Nick explained on Reddit why the regex was used[1]:
> While I can't speak for the original motivation from many moons ago, .Trim() still doesn't trim \u200c. It's useful in most cases, but not the complete strip we need here.
This would have probably been my train of thought (assuming that I consider regex to be a valid solution):
Trim() would have been the correct solution, were it not for that behavior. Substring is therefore the correct solution. Problem is, IndexOf only accepts a char array (not a set of some form, i.e. HashSet). You'd need to write the <Last>IndexOfNonWhitespace methods yourself. Use a regex and make sure that it doesn't backtrace, because it's expressive and regex "is designed to solve this type of problem." The real problem/solution here isn't substring, it's finding where to substring.
I consider regex too dangerous to use in any circumstance, but I can certainly see why someone would find it attractive at first.

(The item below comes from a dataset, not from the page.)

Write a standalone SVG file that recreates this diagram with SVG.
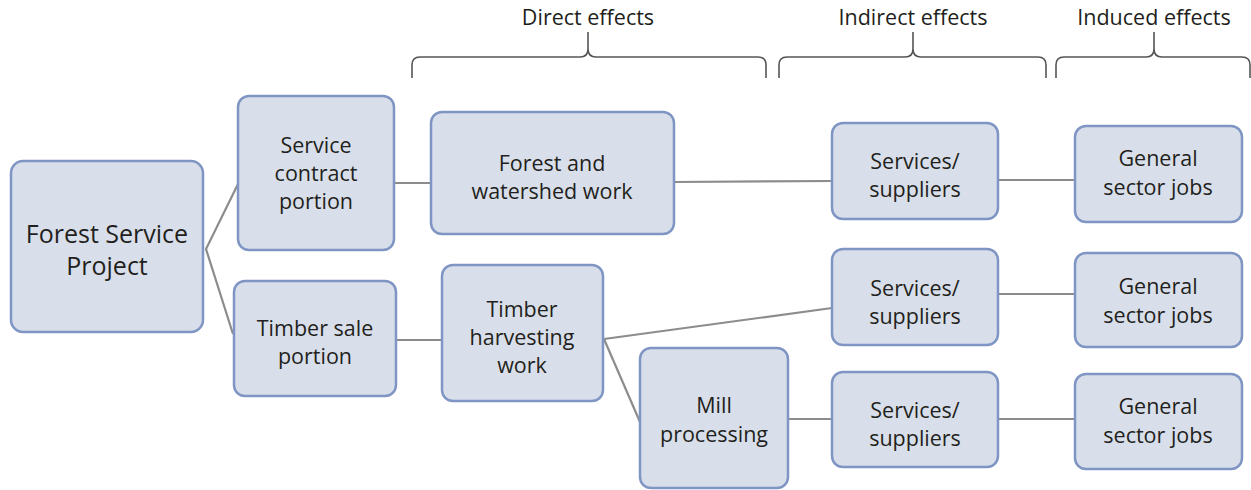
<svg xmlns="http://www.w3.org/2000/svg" width="1251" height="490" viewBox="0 0 1251 490">
<style>
.node rect{fill:#d9dfea;stroke:#7f95c3;stroke-width:2.5}
.node text{font-family:"Open Sans","Liberation Sans",sans-serif;font-size:21.5px;fill:#231f20;text-anchor:middle}
.node text.big{font-size:25px}
#connectors line,#connectors polyline{stroke:#8c8c8c;stroke-width:2.2;fill:none}
.brace{fill:none;stroke:#555;stroke-width:1.6}
.hdr{font-family:"Open Sans","Liberation Sans",sans-serif;font-size:21.5px;fill:#231f20;text-anchor:middle}
</style>
<rect width="1251" height="490" fill="#fff"/>
<g id="headers">
<text class="hdr" x="588" y="25">Direct effects</text>
<path class="brace" d="M412,78 V65 Q412,57 420,57 H580 Q588,57 588,49 V32 M588,32 V49 Q588,57 596,57 H758 Q766,57 766,65 V78"/>
<text class="hdr" x="913" y="25">Indirect effects</text>
<path class="brace" d="M779,78 V65 Q779,57 787,57 H905 Q913,57 913,49 V32 M913,32 V49 Q913,57 921,57 H1038 Q1046,57 1046,65 V78"/>
<text class="hdr" x="1154" y="25">Induced effects</text>
<path class="brace" d="M1056,78 V65 Q1056,57 1064,57 H1146 Q1154,57 1154,49 V32 M1154,32 V49 Q1154,57 1162,57 H1242 Q1250,57 1250,65 V78"/>
</g>
<g id="connectors">
<polyline points="238,184 206,249 233,334"/>
<line x1="394" y1="183" x2="431" y2="183"/>
<line x1="396" y1="340" x2="442" y2="340"/>
<line x1="674" y1="182" x2="832" y2="181"/>
<line x1="604" y1="339" x2="832" y2="308"/>
<line x1="604" y1="339" x2="640" y2="422"/>
<line x1="788" y1="419" x2="832" y2="419"/>
<line x1="998" y1="180" x2="1075" y2="180"/>
<line x1="998" y1="294" x2="1075" y2="294"/>
<line x1="998" y1="419" x2="1075" y2="419"/>
</g>
<g id="fsp" class="node"><rect x="11" y="161" width="192" height="171" rx="12"/><text class="big" x="107" y="243">Forest Service</text><text class="big" x="107" y="275">Project</text></g>
<g id="service-contract" class="node"><rect x="238" y="96" width="156" height="154" rx="11"/><text x="316" y="153">Service</text><text x="316" y="181">contract</text><text x="316" y="209">portion</text></g>
<g id="timber-sale" class="node"><rect x="234" y="281" width="162" height="115" rx="11"/><text x="315" y="336">Timber sale</text><text x="315" y="364">portion</text></g>
<g id="forest-watershed" class="node"><rect x="431" y="112" width="243" height="122" rx="11"/><text x="552" y="171">Forest and</text><text x="552" y="199">watershed work</text></g>
<g id="timber-harvesting" class="node"><rect x="442" y="265" width="161" height="136" rx="11"/><text x="522" y="317">Timber</text><text x="522" y="345">harvesting</text><text x="522" y="373">work</text></g>
<g id="mill" class="node"><rect x="640" y="348" width="148" height="140" rx="11"/><text x="714" y="413">Mill</text><text x="714" y="442">processing</text></g>
<g id="ss1" class="node"><rect x="832" y="123" width="166" height="96" rx="11"/><text x="915" y="169">Services/</text><text x="915" y="197">suppliers</text></g>
<g id="ss2" class="node"><rect x="832" y="249" width="166" height="96" rx="11"/><text x="915" y="296">Services/</text><text x="915" y="324">suppliers</text></g>
<g id="ss3" class="node"><rect x="832" y="372" width="166" height="95" rx="11"/><text x="915" y="418">Services/</text><text x="915" y="446">suppliers</text></g>
<g id="g1" class="node"><rect x="1075" y="126" width="167" height="96" rx="11"/><text x="1158" y="166">General</text><text x="1158" y="195">sector jobs</text></g>
<g id="g2" class="node"><rect x="1075" y="253" width="167" height="94" rx="11"/><text x="1158" y="294">General</text><text x="1158" y="323">sector jobs</text></g>
<g id="g3" class="node"><rect x="1075" y="374" width="167" height="95" rx="11"/><text x="1158" y="414">General</text><text x="1158" y="443">sector jobs</text></g>
</svg>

Oh totally. I assumed that unicode bs immediately. And anyone would make this mistake easily. That's the point -- gotta have it imprinted in the brains, that regexes are for finding things in files, not for your production code.
I've used them myself, but I'd like to think that when i type that regex in i stop and thing whether i will be feeding raw user inputs into it.
Compressing multiple forms of non-unicode whitespace to single space. Used for cleaning text from input fields that often contains unwanted characters from copy/paste.
My guess is they're searching for the first non-whitespace character, reverse-searching for the last non-whitespace character, and then using String.Substring to return only what's in the middle.
What difference does it make if it got in there accidentally or on purpose?
Stackoverflow is a programmers site, you must expect that a programmmer might go, "Hmm, they're trimming whitespace, wonder what happens if I put 20,000 unicode whitespace characters in there instead of normal whitespace"?
That's the meaning of "runaway" - Notepad++ had a search&replace that went into a somewhat random, long and uninterruptible loop if you were replacing using some types of regex and searhing forward in the file - you had to search backwards.
This should be the title of a book on software engineering.